In hotels, the corporate executive chef sits above and the chef de cuisine runs the individual restaurant inside the hotel. The contrast between hotel and standalone restaurant work shows up most clearly in the corporate dining versus restaurant work choice every culinary career eventually faces.

A note from a former chef de cuisine

I held the chef de cuisine seat in a few independent kitchens before stepping out of the trade. The thing that surprised me most about the role, every single time, was how much of it was not cooking.

The shift happened the day I got the seat. As a line cook, I was on the line. As a sous chef, I was on the line and running the line. As a chef de cuisine, I was ordering ingredients, fighting with the produce supplier about the strawberry delivery, sitting down with the GM about the cocktail menu, talking with the owner about food cost, hiring and firing line cooks, and also cooking and running service. The cooking part of the job got smaller. The everything-else part of the job got much bigger.

The chefs I respected most owned both halves. They did not lose touch with the line. They still got their hands dirty when the kitchen needed it, the same way I have had nights as an executive chef washing dishes when the plongeur called out. But they also did not pretend the menu management and the labor cost and the supplier relationships were beneath them. Those things ran the restaurant. The cooking happened inside them.

FAQ

What does a chef de cuisine do?

A chef de cuisine is the head of a single restaurant kitchen. They own the menu, the food standards, the kitchen's cost structure, and the cooks. The role combines the creative direction of the food with the operational management of running a kitchen as a business. In a serious independent restaurant, the chef de cuisine is the person diners refer to as "the chef."

What is the difference between a chef de cuisine and an executive chef?

The chef de cuisine runs a single kitchen. The executive chef is a corporate role above the chef de cuisine, overseeing multiple kitchens or outlets, setting menus and standards across them, and typically less hands-on with day-to-day service.

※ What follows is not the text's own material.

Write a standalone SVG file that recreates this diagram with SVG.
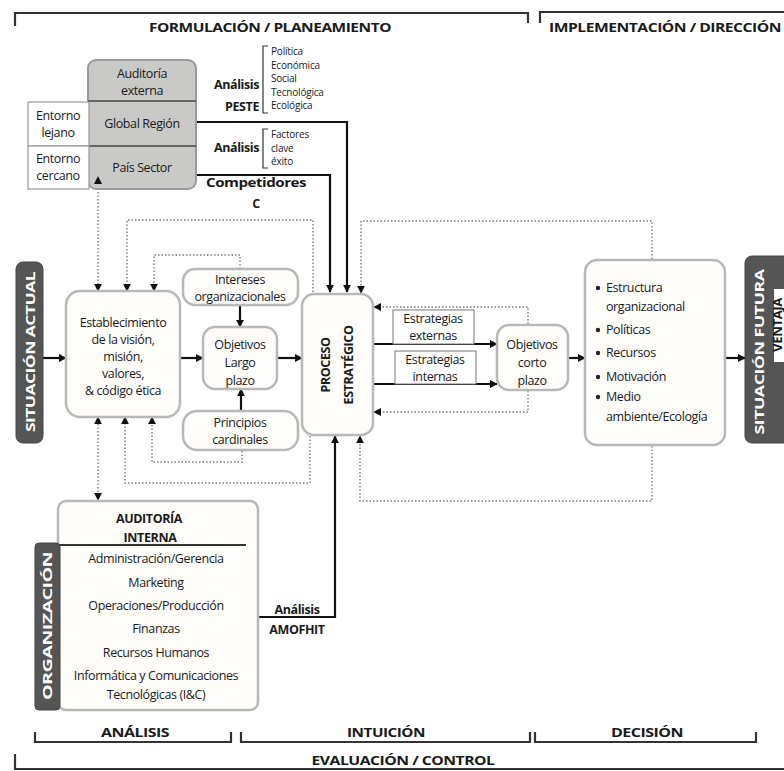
<svg xmlns="http://www.w3.org/2000/svg" width="784" height="771" viewBox="0 0 784 771">
<defs>
<marker id="ah" viewBox="0 0 10 10" refX="9" refY="5" markerWidth="8" markerHeight="8" markerUnits="userSpaceOnUse" orient="auto-start-reverse"><path d="M0,0 L10,5 L0,10 z" fill="#111"/></marker>
<style>
.t{font-family:"Open Sans","Liberation Sans",sans-serif;font-size:12.5px;fill:#1a1a1a;text-anchor:middle;letter-spacing:-0.4px}
.s{font-size:10px;text-anchor:start;letter-spacing:-0.2px}
.l{text-anchor:start}
.b{font-weight:bold}
.w{fill:#fff;font-weight:bold}
.box{fill:#fefdfa;stroke:#b8b8b8;stroke-width:2.5}
.dark{fill:#555;stroke:#444;stroke-width:1}
.brk{fill:none;stroke:#333;stroke-width:2.2}
.sol{fill:none;stroke:#111;stroke-width:2.2}
.dot{fill:none;stroke:#7a7a7a;stroke-width:1.4;stroke-dasharray:1.5 2}
.thin{fill:none;stroke:#333;stroke-width:1.2}
</style>
</defs>
<rect width="784" height="771" fill="#fff"/>

<g id="top-brackets">
<path class="brk" d="M15,26 V13 H528 V23"/>
<text class="t b" x="270" y="32" font-size="13" textLength="242" lengthAdjust="spacingAndGlyphs">FORMULACIÓN / PLANEAMIENTO</text>
<path class="brk" d="M540,23 V12 H784"/>
<text class="t b" x="665" y="32" font-size="13" textLength="232" lengthAdjust="spacingAndGlyphs">IMPLEMENTACIÓN / DIRECCIÓN</text>
</g>

<g id="connectors">
<path class="sol" d="M196,122 H347 V292" marker-end="url(#ah)"/>
<path class="sol" d="M196,175 H330 V292" marker-end="url(#ah)"/>
<path class="sol" d="M43,358 H66" marker-end="url(#ah)"/>
<path class="sol" d="M181,358 H203" marker-end="url(#ah)"/>
<path class="sol" d="M278,358 H302" marker-end="url(#ah)"/>
<path class="sol" d="M240,306 V327" marker-end="url(#ah)"/>
<path class="sol" d="M241,411 V389" marker-end="url(#ah)"/>
<path class="sol" d="M374,344 H497" marker-end="url(#ah)"/>
<path class="sol" d="M374,384 H497" marker-end="url(#ah)"/>
<path class="sol" d="M569,358 H585" marker-end="url(#ah)"/>
<path class="sol" d="M726,358 H745" marker-end="url(#ah)"/>
<path class="sol" d="M258,617 H335 V436" marker-end="url(#ah)"/>

<path class="dot" d="M98,178 V291" marker-start="url(#ah)" marker-end="url(#ah)"/>
<path class="dot" d="M313,292 V220 H127 V291" marker-end="url(#ah)"/>
<path class="dot" d="M240,269 V255 H154 V291" marker-end="url(#ah)"/>
<path class="dot" d="M98,417 V500" marker-start="url(#ah)" marker-end="url(#ah)"/>
<path class="dot" d="M310,436 V483 H125 V417" marker-end="url(#ah)"/>
<path class="dot" d="M242,451 V462 H152 V417" marker-end="url(#ah)"/>
<path class="dot" d="M652,259 V221 H361 V293" marker-end="url(#ah)"/>
<path class="dot" d="M652,446 V501 H360 V436" marker-end="url(#ah)"/>
<path class="dot" d="M528,324 V307 H374" marker-end="url(#ah)"/>
<path class="dot" d="M528,391 V412 H374" marker-end="url(#ah)"/>
</g>

<g id="auditoria-externa">
<rect x="88" y="60" width="108" height="129" rx="8" fill="#c9c9c7" stroke="#9a9a9a" stroke-width="2"/>
<line x1="88" y1="101" x2="196" y2="101" stroke="#444" stroke-width="1.5"/>
<line x1="28" y1="146" x2="196" y2="146" stroke="#444" stroke-width="1.5"/>
<text class="t" x="142" y="78">Auditoría</text>
<text class="t" x="142" y="95">externa</text>
<text class="t" x="142" y="128">Global Región</text>
<text class="t" x="142" y="172">País Sector</text>
</g>
<g id="entorno-lejano">
<rect x="28" y="102" width="61" height="44" fill="#fff" stroke="#999" stroke-width="1.2"/>
<text class="t" x="58" y="120">Entorno</text>
<text class="t" x="58" y="137">lejano</text>
</g>
<g id="entorno-cercano">
<rect x="28" y="146" width="61" height="43" fill="#fff" stroke="#999" stroke-width="1.2"/>
<text class="t" x="58" y="163">Entorno</text>
<text class="t" x="58" y="180">cercano</text>
</g>
<path d="M94,184 L98,176 L102,184 z" fill="#111"/>

<g id="analisis-peste">
<text class="t b" x="259" y="89" font-size="13.5" style="text-anchor:end">Análisis</text>
<text class="t b" x="259" y="111" font-size="13.5" style="text-anchor:end">PESTE</text>
<path class="thin" d="M268,46 H263 V113 H268"/>
<text class="t s" x="271" y="55">Política</text>
<text class="t s" x="271" y="68.5">Económica</text>
<text class="t s" x="271" y="82">Social</text>
<text class="t s" x="271" y="95.5">Tecnológica</text>
<text class="t s" x="271" y="109">Ecológica</text>
</g>
<g id="analisis-fce">
<text class="t b" x="259" y="152" font-size="13.5" style="text-anchor:end">Análisis</text>
<path class="thin" d="M268,129 H263 V168 H268"/>
<text class="t s" x="271" y="138">Factores</text>
<text class="t s" x="271" y="151.5">clave</text>
<text class="t s" x="271" y="165">éxito</text>
</g>
<g id="competidores">
<text class="t b" x="256" y="187" font-size="14" textLength="100" lengthAdjust="spacingAndGlyphs">Competidores</text>
<text class="t b" x="256" y="208" font-size="14">C</text>
</g>

<g id="situacion-actual">
<rect class="dark" x="16" y="262" width="27" height="181" rx="7"/>
<text class="t w" transform="translate(30,352) rotate(-90)" y="4.5" font-size="12" textLength="160" lengthAdjust="spacingAndGlyphs">SITUACIÓN ACTUAL</text>
</g>

<g id="establecimiento">
<rect class="box" x="66" y="291" width="114" height="126" rx="14"/>
<text class="t" x="123" y="327">Establecimiento</text>
<text class="t" x="123" y="344">de la visión,</text>
<text class="t" x="123" y="361">misión,</text>
<text class="t" x="123" y="378">valores,</text>
<text class="t" x="123" y="395" font-size="11.5">&amp; código ética</text>
</g>

<g id="intereses">
<rect class="box" x="183" y="269" width="115" height="36" rx="12"/>
<text class="t" x="240" y="284">Intereses</text>
<text class="t" x="240" y="301">organizacionales</text>
</g>

<g id="objetivos-largo">
<rect class="box" x="203" y="327" width="74" height="62" rx="12"/>
<text class="t" x="240" y="349">Objetivos</text>
<text class="t" x="240" y="367">Largo</text>
<text class="t" x="240" y="385">plazo</text>
</g>

<g id="principios">
<rect class="box" x="183" y="411" width="115" height="39" rx="14"/>
<text class="t" x="240" y="427">Principios</text>
<text class="t" x="240" y="444">cardinales</text>
</g>

<g id="proceso">
<rect class="box" x="302" y="294" width="71" height="141" rx="12"/>
<g transform="translate(337,365) rotate(-90)">
<text class="t b" y="-7" font-size="13">PROCESO</text>
<text class="t b" y="16" font-size="13">ESTRATÉGICO</text>
</g>
</g>

<g id="estrategias-externas">
<rect x="393" y="310" width="81" height="34" fill="#fff" stroke="#777" stroke-width="1"/>
<text class="t" x="433" y="323">Estrategias</text>
<text class="t" x="433" y="340">externas</text>
</g>
<g id="estrategias-internas">
<rect x="395" y="351" width="81" height="33" fill="#fff" stroke="#777" stroke-width="1"/>
<text class="t" x="435" y="364">Estrategias</text>
<text class="t" x="435" y="381">internas</text>
</g>

<g id="objetivos-corto">
<rect class="box" x="497" y="325" width="71" height="65" rx="12"/>
<text class="t" x="532" y="349">Objetivos</text>
<text class="t" x="532" y="367">corto</text>
<text class="t" x="532" y="385">plazo</text>
</g>

<g id="implementacion">
<rect class="box" x="585" y="260" width="140" height="185" rx="12"/>
<circle cx="598" cy="288" r="2.2" fill="#222"/><text class="t l" x="606" y="292">Estructura</text>
<text class="t l" x="606" y="311">organizacional</text>
<circle cx="598" cy="330" r="2.2" fill="#222"/><text class="t l" x="606" y="334">Políticas</text>
<circle cx="598" cy="353" r="2.2" fill="#222"/><text class="t l" x="606" y="357">Recursos</text>
<circle cx="598" cy="377" r="2.2" fill="#222"/><text class="t l" x="606" y="381">Motivación</text>
<circle cx="598" cy="397" r="2.2" fill="#222"/><text class="t l" x="606" y="401">Medio</text>
<text class="t l" x="606" y="421">ambiente/Ecología</text>
</g>

<g id="situacion-futura">
<rect class="dark" x="745" y="256" width="55" height="187" rx="7"/>
<text class="t w" transform="translate(759,352) rotate(-90)" y="4.5" font-size="12" textLength="165" lengthAdjust="spacingAndGlyphs">SITUACIÓN FUTURA</text>
<rect x="774" y="289" width="15" height="73" fill="#fff"/>
<text class="t b" transform="translate(779,325) rotate(-90)" y="2.5" font-size="7" textLength="54" lengthAdjust="spacingAndGlyphs">VENTAJA</text>
</g>

<g id="auditoria-interna">
<rect class="box" x="58" y="501" width="200" height="209" rx="8"/>
<text class="t b" x="149" y="523" font-size="14">AUDITORÍA</text>
<text class="t b" x="150" y="542" font-size="14">INTERNA</text>
<line x1="59" y1="545" x2="246" y2="545" stroke="#333" stroke-width="2"/>
<text class="t" x="156" y="563">Administración/Gerencia</text>
<text class="t" x="156" y="587">Marketing</text>
<text class="t" x="156" y="610">Operaciones/Producción</text>
<text class="t" x="156" y="633">Finanzas</text>
<text class="t" x="156" y="657">Recursos Humanos</text>
<text class="t" x="156" y="680">Informática y Comunicaciones</text>
<text class="t" x="156" y="699">Tecnológicas (I&amp;C)</text>
</g>
<g id="organizacion">
<rect class="dark" x="35" y="543" width="25" height="167" rx="4"/>
<text class="t w" transform="translate(48,626) rotate(-90)" y="4" font-size="11" textLength="148" lengthAdjust="spacingAndGlyphs">ORGANIZACIÓN</text>
</g>
<g id="amofhit">
<text class="t b" x="297" y="614" font-size="12.5">Análisis</text>
<text class="t b" x="297" y="634" font-size="13">AMOFHIT</text>
</g>

<g id="bottom-brackets">
<path class="brk" d="M35,732 V742 H231 V732"/>
<text class="t b" x="135" y="737" font-size="13" textLength="68" lengthAdjust="spacingAndGlyphs">ANÁLISIS</text>
<path class="brk" d="M241,732 V742 H530 V732"/>
<text class="t b" x="386" y="737" font-size="13" textLength="78" lengthAdjust="spacingAndGlyphs">INTUICIÓN</text>
<path class="brk" d="M535,732 V742 H756 V732"/>
<text class="t b" x="647" y="737" font-size="13" textLength="72" lengthAdjust="spacingAndGlyphs">DECISIÓN</text>
<path class="brk" d="M15,754 V769 H784"/>
<text class="t b" x="403" y="765" font-size="13" textLength="183" lengthAdjust="spacingAndGlyphs">EVALUACIÓN / CONTROL</text>
</g>
</svg>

In a single-restaurant operation the two roles are often held by the same person. In a hotel or restaurant group, they are not.

What does "chef de cuisine" mean?

Chef de cuisine is French for "head of the kitchen" or, literally, "chief of cooking." The phrase has been used in professional French kitchens for centuries and was formalized in the brigade structure that Auguste Escoffier codified in the early 1900s.

How long does it take to become a chef de cuisine?

Most chefs reach the chef de cuisine seat after ten to fifteen years of professional kitchen work. The typical path goes prep cook, line cook, lead line cook, sous chef, then chef de cuisine. The years are variable. The capabilities are not. The role requires command of every station, real management ability, and enough financial literacy to run a kitchen as a business.

Who does the chef de cuisine report to?

In a single-restaurant operation, the chef de cuisine usually reports to the owner. In a hotel or restaurant group, the chef de cuisine reports to the executive chef above them, who reports to corporate ownership or operations.